Wait For Element Block

Wait For Element watches a CSS selector and continues only when the target is visible, hidden, attached, or detached.

At a glance

Best for
Dynamic pages
Required setting
CSS selector
Default state
Visible
Error handle
Yes

What it does

Wait For Element gives a page time to reach the state your next Block needs. It is useful after navigation, clicking, typing, or any action that causes content to load.

The Block can wait for an element to appear, disappear, become visible, or become hidden.

Use it when

  • Wait for search results after submitting a search.
  • Wait for a loading indicator to disappear.
  • Wait for a modal or menu before clicking inside it.

Do not use it when

  • You only need a fixed delay; use Wait.
  • The next Block already waits for the same selector.
  • The page state is not tied to a reliable CSS selector.

Settings

Wait For Element requires a selector and supports four target states. The default timeout is 30000ms.

CSS selector

Required: Yes
Variables
Yes
Description
Selector to watch on the current page.

Wait until

Required: No
Variables
No
Description
Choose visible, hidden, attached, or detached. The default is visible.

Timeout

Required: No
Variables
No
Description
Maximum time to wait before the Block fails. The default is 30000ms.

Outputs

Wait For Element does not create a reusable variable. The run output records the selector and wait state.

selectorstring

The selector the Block waited for.

statestring

The expected state used for the wait.

timeoutnumber

The timeout used by the runtime.

Example Flow

Use Wait For Element between the action that changes a page and the Block that needs the new page state.
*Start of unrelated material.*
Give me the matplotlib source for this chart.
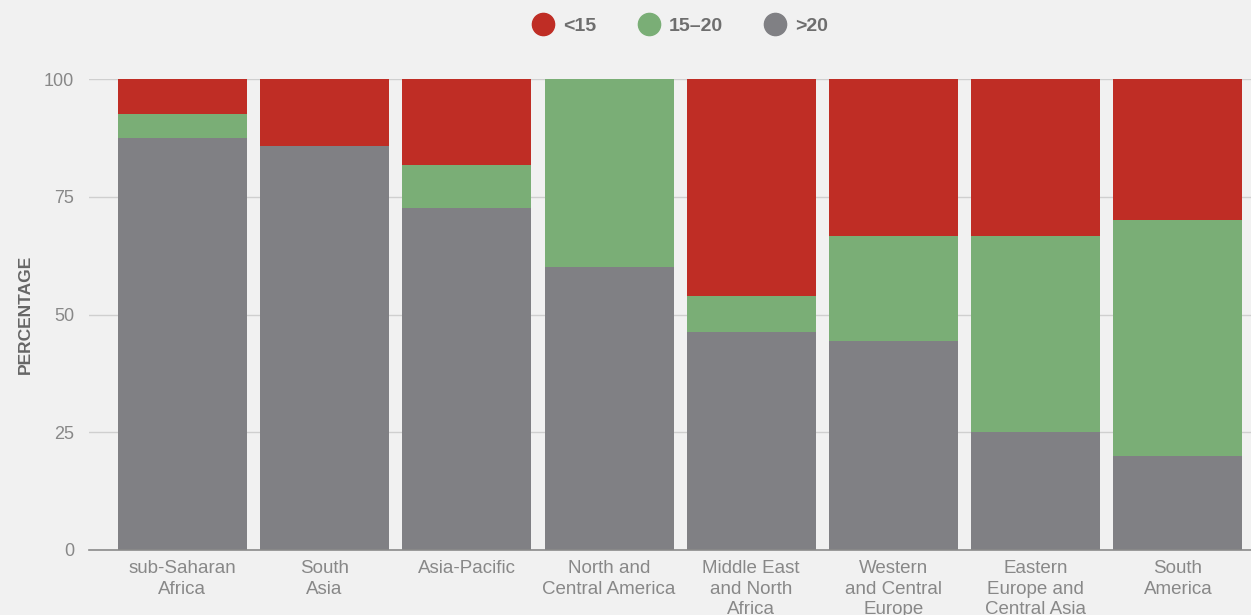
import matplotlib.pyplot as plt
import numpy as np

# Datos (porcentaje por región)
regiones = ['sub-Saharan\nAfrica', 'South\nAsia', 'Asia-Pacific', 'North and\nCentral America',
            'Middle East\nand North\nAfrica', 'Western\nand Central\nEurope',
            'Eastern\nEurope and\nCentral Asia', 'South\nAmerica']
mayor_20 = [87.5, 85.7, 72.7, 60.0, 46.2, 44.4, 25.0, 20.0]
entre_15_20 = [5.0, 0.0, 9.1, 40.0, 7.7, 22.2, 41.7, 50.0]
menor_15 = [7.5, 14.3, 18.2, 0.0, 46.1, 33.4, 33.3, 30.0]
series_nombres = ['<15', '15–20', '>20']
colores = ['#BF2D25', '#7AAE76', '#808084']
yticks = [0, 25, 50, 75, 100]

fondo = '#F1F1F1'
plt.rcParams.update({'font.family': ['Liberation Sans', 'DejaVu Sans']})

fig = plt.figure(figsize=(12.51, 6.15), dpi=100, facecolor=fondo)
ax = fig.add_axes([0.0711, 0.1057, 0.9289, 0.7658], facecolor=fondo)

x = np.arange(len(regiones))
ancho = 0.907
a = np.array(mayor_20)
b = np.array(entre_15_20)
c = np.array(menor_15)
ax.bar(x, a, ancho, color=colores[2], zorder=2)
ax.bar(x, b, ancho, bottom=a, color=colores[1], zorder=2)
ax.bar(x, c, ancho, bottom=a + b, color=colores[0], zorder=2)

ax.set_xlim(-0.657, 7.514)
ax.set_ylim(0, 100)
ax.set_yticks(yticks)
ax.set_yticklabels([str(v) for v in yticks])
ax.set_xticks(x)
ax.set_xticklabels(regiones, linespacing=1.24)
ax.tick_params(axis='y', length=0, pad=10.5, labelsize=13, labelcolor='#888888')
ax.tick_params(axis='x', length=0, pad=7.5, labelsize=13.5, labelcolor='#888888')
ax.grid(axis='y', color='#CFCFCF', linewidth=1, zorder=0)
for s in ['top', 'right', 'left']:
    ax.spines[s].set_visible(False)
ax.spines['bottom'].set_color('#8A8A8A')
ax.spines['bottom'].set_linewidth(1.2)
ax.spines['bottom'].set_zorder(3)

ax.set_ylabel('PERCENTAGE', fontsize=12.5, fontweight='bold', color='#666666')
ax.yaxis.set_label_coords(-0.048, 0.5)

# Leyenda con círculos
handles = [plt.Line2D([], [], marker='o', linestyle='', markersize=16,
                      markerfacecolor=col, markeredgecolor=col) for col in colores]
leg = ax.legend(handles, series_nombres, ncol=3, loc='center', bbox_to_anchor=(0.505, 1.112),
                frameon=False, handletextpad=0.0, columnspacing=1.72, prop={'weight': 'bold', 'size': 14})
for t in leg.get_texts():
    t.set_color('#6E6E6E')

fig.savefig('out.png', dpi=100, facecolor=fondo)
  1. Open or interact with a page.
  2. Wait for the selector that proves the page is ready.
  3. Run extraction or clicking after the wait succeeds.

Errors and fixes

Start with symptoms visible in the editor or Inspector, then check the earliest Block that produced the wrong page state, variable, or output.

The Block times out.

Check
Confirm the selector exists and the chosen state can happen on the current page.
Fix
Use a more reliable selector or change the target state.

The next Block still runs too early.

Check
Check whether the selector appears before the content is actually ready.
Fix
Wait for a later or more specific element.

Local and cloud runs

Local and cloud runtimes both support visible, hidden, attached, and detached states.